Skip feelings, stick to topic: whoever goes to Mars must do so relatively soon, Phobos, one of that planet's 2 moons, is planning to come crashing down from its low, unstable orbit:
http://zuserver2.star.ucl.ac.uk/~idh/apod/image/0804/phobos2_hirise.jpg
Well, no panic necessary - 100 million years to go - but I hope we will see the manned mission to Mars within the lifetimes of everyone here.


That's a space station waiting to happen, that is.

Cycloptichorn
0 Replies
 
BillRM
 
  1  
Reply Wed 5 Aug, 2009 04:50 pm
@Thomas,
Well this is how it works if memory serve me correctly a magnetic field stop a large part of the solar wind IE charge particles from hitting the planet upper atmosphere and breaking up gas molecules.

Broken gas molecules have less mass so for a given temperature they move faster and a higher percent of them had the speed to escape the planet gravity field and therefore leak away far faster then with a magnetic field.

Somewhere I had the equations that deal with this in my notes books from my physics class of 40 years ago.
BillRM
 
  1  
Reply Wed 5 Aug, 2009 05:14 pm
@Thomas,
I found the equations it took some time as I do not have the old notebooks index as well as I should but this was long before computers allow fast indexing.

The main law is call Maxwell's speed distribution law and it give the good old bell curve and is fairly long for me to post it here. You can google it however at whim.

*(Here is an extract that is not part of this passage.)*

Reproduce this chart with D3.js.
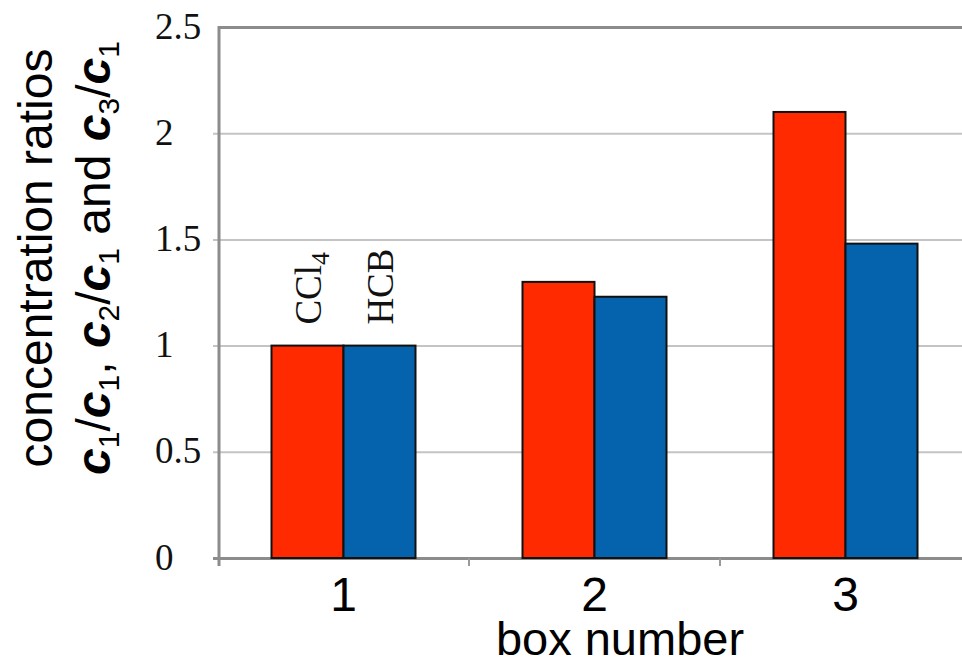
<!DOCTYPE html>
<html>
<head>
<meta charset="utf-8">
<script src="https://cdn.jsdelivr.net/npm/d3@7"></script>
<style>
  html, body { margin: 0; padding: 0; background: #fff; }
  svg { display: block; }
</style>
</head>
<body>
<svg id="chart" width="962" height="666"></svg>
<script>
// ---- data ----
const categories = ["1", "2", "3"];
const seriesNames = ["CCl4", "HCB"];
const ccl4Values = [1.0, 1.3, 2.1];
const hcbValues = [1.0, 1.23, 1.48];
const yTickValues = [0, 0.5, 1, 1.5, 2, 2.5];
const yTickLabels = ["0", "0.5", "1", "1.5", "2", "2.5"];
const xTitle = "box number";

// ---- layout ----
const svg = d3.select("#chart");
const plotLeft = 219, plotRight = 971, plotTop = 27, plotBottom = 558;
const colors = { CCl4: "#ff2a00", HCB: "#0563ad" };

const y = d3.scaleLinear().domain([0, 2.5]).range([plotBottom, plotTop]);
const x = d3.scaleBand().domain(categories).range([plotLeft - 1, plotRight]).padding(0);
const groupWidth = 144;
const xSub = d3.scaleBand().domain(seriesNames).range([0, groupWidth]).padding(0);
const groupOffset = (x.bandwidth() - groupWidth) / 2;

// ---- y axis with gridlines ----
const yAxis = d3.axisLeft(y)
  .tickValues(yTickValues)
  .tickFormat((d, i) => yTickLabels[i])
  .tickSizeInner(-(plotRight - 213 + 10))
  .tickSizeOuter(0)
  .tickPadding(0);

const gy = svg.append("g").attr("transform", "translate(213,0)").call(yAxis);
gy.select(".domain").remove();
gy.selectAll(".tick line")
  .attr("stroke", d => (d === 0 || d === 2.5) ? "#8c8c8c" : "#c4c4c4")
  .attr("stroke-width", d => (d === 0 || d === 2.5) ? 3 : 2)
  .attr("x1", d => d === 2.5 ? 5 : 0);
gy.selectAll(".tick text")
  .attr("x", 155 - 213)
  .attr("dy", null)
  .attr("y", 11)
  .attr("text-anchor", "start")
  .attr("fill", "#111")
  .style("font-family", "'Liberation Serif', 'DejaVu Serif', serif")
  .style("font-size", "37px");

// ---- bars ----
const rows = categories.map((c, i) => ({ cat: c, values: [
  { key: "CCl4", value: ccl4Values[i] },
  { key: "HCB", value: hcbValues[i] }
]}));

const groups = svg.append("g").selectAll("g.grp")
  .data(rows).join("g")
  .attr("class", "grp")
  .attr("transform", d => `translate(${x(d.cat) + groupOffset},0)`);

groups.selectAll("rect")
  .data(d => d.values).join("rect")
  .attr("x", d => xSub(d.key))
  .attr("width", xSub.bandwidth())
  .attr("y", d => y(d.value))
  .attr("height", d => y(0) - y(d.value))
  .attr("fill", d => colors[d.key])
  .attr("stroke", "#111")
  .attr("stroke-width", 2);

// series labels over the first group
const lab = svg.append("g")
  .attr("transform", `translate(${x(categories[0]) + groupOffset},0)`);
const labelFont = "'Liberation Serif', 'DejaVu Serif', serif";
rows[0].values.forEach(v => {
  const cx = xSub(v.key) + xSub.bandwidth() / 2 + 13;
  const cy = y(v.value) - 21;
  const t = lab.append("text")
    .attr("transform", `translate(${cx},${cy}) rotate(-90)`)
    .attr("fill", "#111")
    .style("font-family", labelFont)
    .style("font-size", "37px");
  if (v.key === "CCl4") {
    t.append("tspan").text("CCl");
    t.append("tspan").attr("dy", 8).style("font-size", "26px").text("4");
  } else {
    t.text(v.key);
  }
});

// ---- x axis ----
const xAxis = d3.axisBottom(x).tickSize(0).tickPadding(0);
const gx = svg.append("g").attr("transform", `translate(0,${plotBottom})`).call(xAxis);
gx.select(".domain").remove();
gx.selectAll(".tick text")
  .attr("y", 53)
  .attr("dy", null)
  .attr("fill", "#000")
  .style("font-family", "'Liberation Sans', Arial, sans-serif")
  .style("font-size", "48px");

// category boundary ticks
svg.append("g").selectAll("line")
  .data(categories.slice(1))
  .join("line")
  .attr("x1", d => x(d)).attr("x2", d => x(d))
  .attr("y1", plotBottom).attr("y2", plotBottom + 8)
  .attr("stroke", "#9a9a9a").attr("stroke-width", 2);

// left axis line
svg.append("line")
  .attr("x1", plotLeft).attr("x2", plotLeft)
  .attr("y1", plotTop - 1).attr("y2", plotBottom + 8)
  .attr("stroke", "#8c8c8c").attr("stroke-width", 3);

// x title
svg.append("text")
  .attr("x", 620).attr("y", 655)
  .attr("text-anchor", "middle")
  .attr("fill", "#000")
  .style("font-family", "'Liberation Sans', Arial, sans-serif")
  .style("font-size", "47px")
  .text(xTitle);

// y title (two lines)
const sans = "'Liberation Sans', Arial, sans-serif";
svg.append("text")
  .attr("transform", "translate(52,258) rotate(-90)")
  .attr("text-anchor", "middle")
  .attr("fill", "#000")
  .style("font-family", sans)
  .style("font-size", "48px")
  .text("concentration ratios");

const t2 = svg.append("text")
  .attr("transform", "translate(110,258) rotate(-90)")
  .attr("text-anchor", "middle")
  .attr("fill", "#000")
  .style("font-family", sans)
  .style("font-size", "48px");
const parts = [
  ["c", "1", "/"], ["c", "1", ", "], ["c", "2", "/"], ["c", "1", " and "], ["c", "3", "/"], ["c", "1", null]
];
parts.forEach(([c, sub, after]) => {
  t2.append("tspan").style("font-weight", "bold").style("font-style", "italic").text(c);
  t2.append("tspan").attr("dy", 9).style("font-size", "30px").text(sub);
  if (after !== null) {
    t2.append("tspan").attr("dy", -9).text(after);
  }
});
</script>
</body>
</html>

The short version give the RMS value of gas speed and is as follow Vrms=(3RT/M)^1/2 and as you can see when you increase the temperate or more important when you decrease the mass of the gas you increase the speed of the gas overall and a higher percent of the total gas will be going fast enough to leak out to space.

So once more solar wind break gas molecules up and therefore allow a far greater leaking of gas into space then if the solar wind was block from hitting the upper air.